__Directive__.
Transcribe the material verbatim in full; the pictures do not belong in the copy.

----- Data excerpt

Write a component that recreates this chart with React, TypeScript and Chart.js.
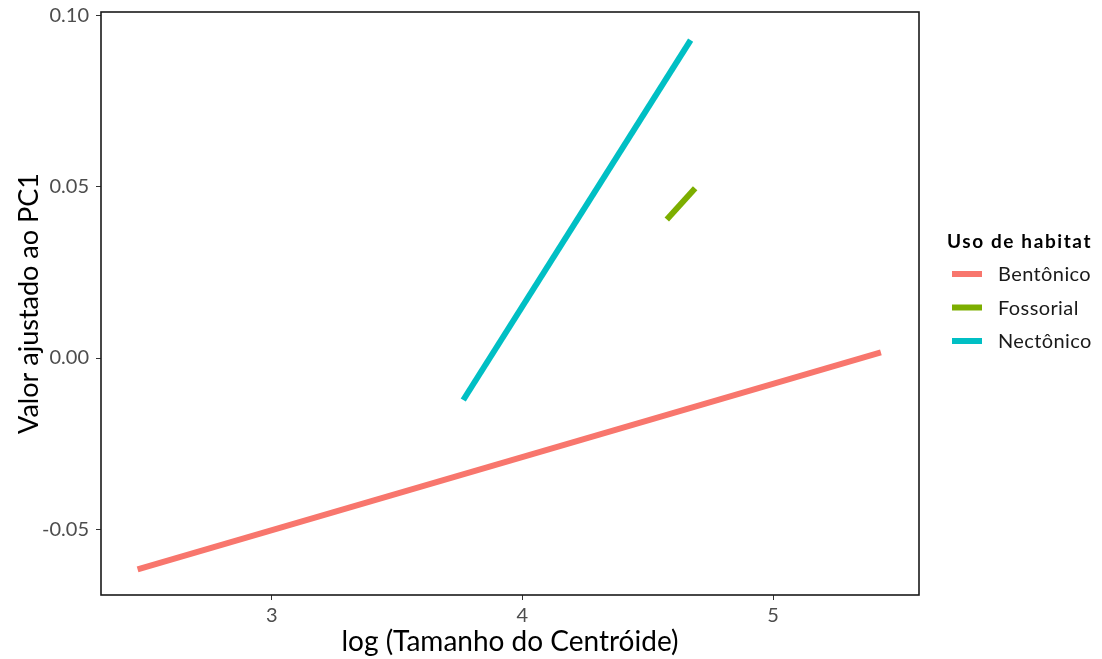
import React, { useEffect, useRef } from "react";
import { Chart, registerables } from "chart.js";

Chart.register(...registerables);

const seriesNames = ["Bentônico", "Fossorial", "Nectônico"];
const seriesColors = ["#F8766D", "#7CAE00", "#00BFC4"];
const bentonicoX = [2.465, 5.43];
const bentonicoY = [-0.0616, 0.00166];
const fossorialX = [4.576, 4.689];
const fossorialY = [0.0404, 0.0495];
const nectonicoX = [3.764, 4.671];
const nectonicoY = [-0.01224, 0.0927];
const xTicks = [3, 4, 5];
const yTicks = [-0.05, 0.0, 0.05, 0.1];
const xTitle = "log (Tamanho do Centróide)";
const yTitle = "Valor ajustado ao PC1";
const legendTitle = "Uso de habitat";

const FONT = "Lato";

function pts(xs: number[], ys: number[]) {
  return xs.map((x, i) => ({ x, y: ys[i] }));
}

export default function App() {
  const ref = useRef<HTMLCanvasElement | null>(null);
  useEffect(() => {
    document.body.style.margin = "0";
    const canvas = ref.current!;
    const data = [
      pts(bentonicoX, bentonicoY),
      pts(fossorialX, fossorialY),
      pts(nectonicoX, nectonicoY),
    ];
    const frame = {
      id: "frame",
      afterDraw(chart: any) {
        const { ctx, chartArea } = chart;
        ctx.save();
        ctx.strokeStyle = "#1a1a1a";
        ctx.lineWidth = 1.6;
        ctx.strokeRect(chartArea.left, chartArea.top, chartArea.right - chartArea.left, chartArea.bottom - chartArea.top);
        // legend
        ctx.fillStyle = "#000";
        ctx.textBaseline = "middle";
        ctx.textAlign = "left";
        ctx.font = `bold 19px ${FONT}`;
        (ctx as any).letterSpacing = "1.6px";
        ctx.fillText(legendTitle, 947, 242);
        (ctx as any).letterSpacing = "0px";
        ctx.font = `20px ${FONT}`;
        seriesNames.forEach((name, i) => {
          const y = 274 + i * 33.5;
          ctx.strokeStyle = seriesColors[i];
          ctx.lineWidth = 6;
          ctx.beginPath();
          ctx.moveTo(952, y);
          ctx.lineTo(982, y);
          ctx.stroke();
          ctx.fillStyle = "#1a1a1a";
          (ctx as any).letterSpacing = "0.4px";
          ctx.fillText(name, 998, y + 1);
          (ctx as any).letterSpacing = "0px";
        });
        ctx.restore();
      },
    };
    const chart = new Chart(canvas, {
      type: "line",
      data: {
        datasets: seriesNames.map((name, i) => ({
          label: name,
          data: data[i],
          borderColor: seriesColors[i],
          backgroundColor: seriesColors[i],
          borderWidth: 6,
          borderCapStyle: "butt",
          pointRadius: 0,
          fill: false,
          tension: 0,
        })),
      },
      options: {
        animation: false,
        responsive: false,
        parsing: false,
        layout: { padding: { top: 12, right: 183, left: 0, bottom: 0 } },
        plugins: { legend: { display: false }, tooltip: { enabled: false } },
        scales: {
          x: {
            type: "linear",
            min: 2.319,
            max: 5.582,
            afterBuildTicks: (s: any) => {
              s.ticks = xTicks.map((v) => ({ value: v }));
            },
            afterFit: (s: any) => {
              s.height = 64;
              s.paddingLeft = 0;
              s.paddingRight = 0;
            },
            grid: { drawOnChartArea: false, drawTicks: true, tickLength: 5, color: "#333", lineWidth: 1 },
            border: { display: false },
            ticks: {
              padding: 4,
              color: "#4D4D4D",
              font: { family: FONT, size: 20 },
              callback: (v: any) => String(v),
            },
            title: {
              display: true,
              text: xTitle,
              color: "#000",
              font: { family: FONT, size: 28 },
              padding: { top: 0, bottom: 0 },
            },
          },
          y: {
            type: "linear",
            min: -0.0691,
            max: 0.1009,
            afterBuildTicks: (s: any) => {
              s.ticks = yTicks.map((v) => ({ value: v }));
            },
            afterFit: (s: any) => {
              s.width = 101;
              s.paddingTop = 0;
              s.paddingBottom = 0;
            },
            grid: { drawOnChartArea: false, drawTicks: true, tickLength: 5, color: "#333", lineWidth: 1 },
            border: { display: false },
            ticks: {
              padding: 7,
              color: "#4D4D4D",
              font: { family: FONT, size: 20 },
              callback: (v: any) => Number(v).toFixed(2),
            },
            title: {
              display: true,
              text: yTitle,
              color: "#000",
              font: { family: FONT, size: 27 },
              padding: { top: 13, bottom: 0 },
            },
          },
        },
      },
      plugins: [frame],
    } as any);
    return () => chart.destroy();
  }, []);
  return (
    <div style={{ position: "absolute", left: 0, top: 0, width: 1102, height: 659, background: "#fff" }}>
      <canvas ref={ref} width={1102} height={659} style={{ display: "block" }} />
    </div>
  );
}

----------

__The output__.
Write a component that recreates this chart with React, TypeScript and Chart.js.
import React, { useEffect, useRef } from "react";
import { Chart, registerables } from "chart.js";

Chart.register(...registerables);

const seriesNames = ["Bentônico", "Fossorial", "Nectônico"];
const seriesColors = ["#F8766D", "#7CAE00", "#00BFC4"];
const bentonicoX = [2.465, 5.43];
const bentonicoY = [-0.0616, 0.00166];
const fossorialX = [4.576, 4.689];
const fossorialY = [0.0404, 0.0495];
const nectonicoX = [3.764, 4.671];
const nectonicoY = [-0.01224, 0.0927];
const xTicks = [3, 4, 5];
const yTicks = [-0.05, 0.0, 0.05, 0.1];
const xTitle = "log (Tamanho do Centróide)";
const yTitle = "Valor ajustado ao PC1";
const legendTitle = "Uso de habitat";

const FONT = "Lato";

function pts(xs: number[], ys: number[]) {
  return xs.map((x, i) => ({ x, y: ys[i] }));
}

export default function App() {
  const ref = useRef<HTMLCanvasElement | null>(null);
  useEffect(() => {
    document.body.style.margin = "0";
    const canvas = ref.current!;
    const data = [
      pts(bentonicoX, bentonicoY),
      pts(fossorialX, fossorialY),
      pts(nectonicoX, nectonicoY),
    ];
    const frame = {
      id: "frame",
      afterDraw(chart: any) {
        const { ctx, chartArea } = chart;
        ctx.save();
        ctx.strokeStyle = "#1a1a1a";
        ctx.lineWidth = 1.6;
        ctx.strokeRect(chartArea.left, chartArea.top, chartArea.right - chartArea.left, chartArea.bottom - chartArea.top);
        // legend
        ctx.fillStyle = "#000";
        ctx.textBaseline = "middle";
        ctx.textAlign = "left";
        ctx.font = `bold 19px ${FONT}`;
        (ctx as any).letterSpacing = "1.6px";
        ctx.fillText(legendTitle, 947, 242);
        (ctx as any).letterSpacing = "0px";
        ctx.font = `20px ${FONT}`;
        seriesNames.forEach((name, i) => {
          const y = 274 + i * 33.5;
          ctx.strokeStyle = seriesColors[i];
          ctx.lineWidth = 6;
          ctx.beginPath();
          ctx.moveTo(952, y);
          ctx.lineTo(982, y);
          ctx.stroke();
          ctx.fillStyle = "#1a1a1a";
          (ctx as any).letterSpacing = "0.4px";
          ctx.fillText(name, 998, y + 1);
          (ctx as any).letterSpacing = "0px";
        });
        ctx.restore();
      },
    };
    const chart = new Chart(canvas, {
      type: "line",
      data: {
        datasets: seriesNames.map((name, i) => ({
          label: name,
          data: data[i],
          borderColor: seriesColors[i],
          backgroundColor: seriesColors[i],
          borderWidth: 6,
          borderCapStyle: "butt",
          pointRadius: 0,
          fill: false,
          tension: 0,
        })),
      },
      options: {
        animation: false,
        responsive: false,
        parsing: false,
        layout: { padding: { top: 12, right: 183, left: 0, bottom: 0 } },
        plugins: { legend: { display: false }, tooltip: { enabled: false } },
        scales: {
          x: {
            type: "linear",
            min: 2.319,
            max: 5.582,
            afterBuildTicks: (s: any) => {
              s.ticks = xTicks.map((v) => ({ value: v }));
            },
            afterFit: (s: any) => {
              s.height = 64;
              s.paddingLeft = 0;
              s.paddingRight = 0;
            },
            grid: { drawOnChartArea: false, drawTicks: true, tickLength: 5, color: "#333", lineWidth: 1 },
            border: { display: false },
            ticks: {
              padding: 4,
              color: "#4D4D4D",
              font: { family: FONT, size: 20 },
              callback: (v: any) => String(v),
            },
            title: {
              display: true,
              text: xTitle,
              color: "#000",
              font: { family: FONT, size: 28 },
              padding: { top: 0, bottom: 0 },
            },
          },
          y: {
            type: "linear",
            min: -0.0691,
            max: 0.1009,
            afterBuildTicks: (s: any) => {
              s.ticks = yTicks.map((v) => ({ value: v }));
            },
            afterFit: (s: any) => {
              s.width = 101;
              s.paddingTop = 0;
              s.paddingBottom = 0;
            },
            grid: { drawOnChartArea: false, drawTicks: true, tickLength: 5, color: "#333", lineWidth: 1 },
            border: { display: false },
            ticks: {
              padding: 7,
              color: "#4D4D4D",
              font: { family: FONT, size: 20 },
              callback: (v: any) => Number(v).toFixed(2),
            },
            title: {
              display: true,
              text: yTitle,
              color: "#000",
              font: { family: FONT, size: 27 },
              padding: { top: 13, bottom: 0 },
            },
          },
        },
      },
      plugins: [frame],
    } as any);
    return () => chart.destroy();
  }, []);
  return (
    <div style={{ position: "absolute", left: 0, top: 0, width: 1102, height: 659, background: "#fff" }}>
      <canvas ref={ref} width={1102} height={659} style={{ display: "block" }} />
    </div>
  );
}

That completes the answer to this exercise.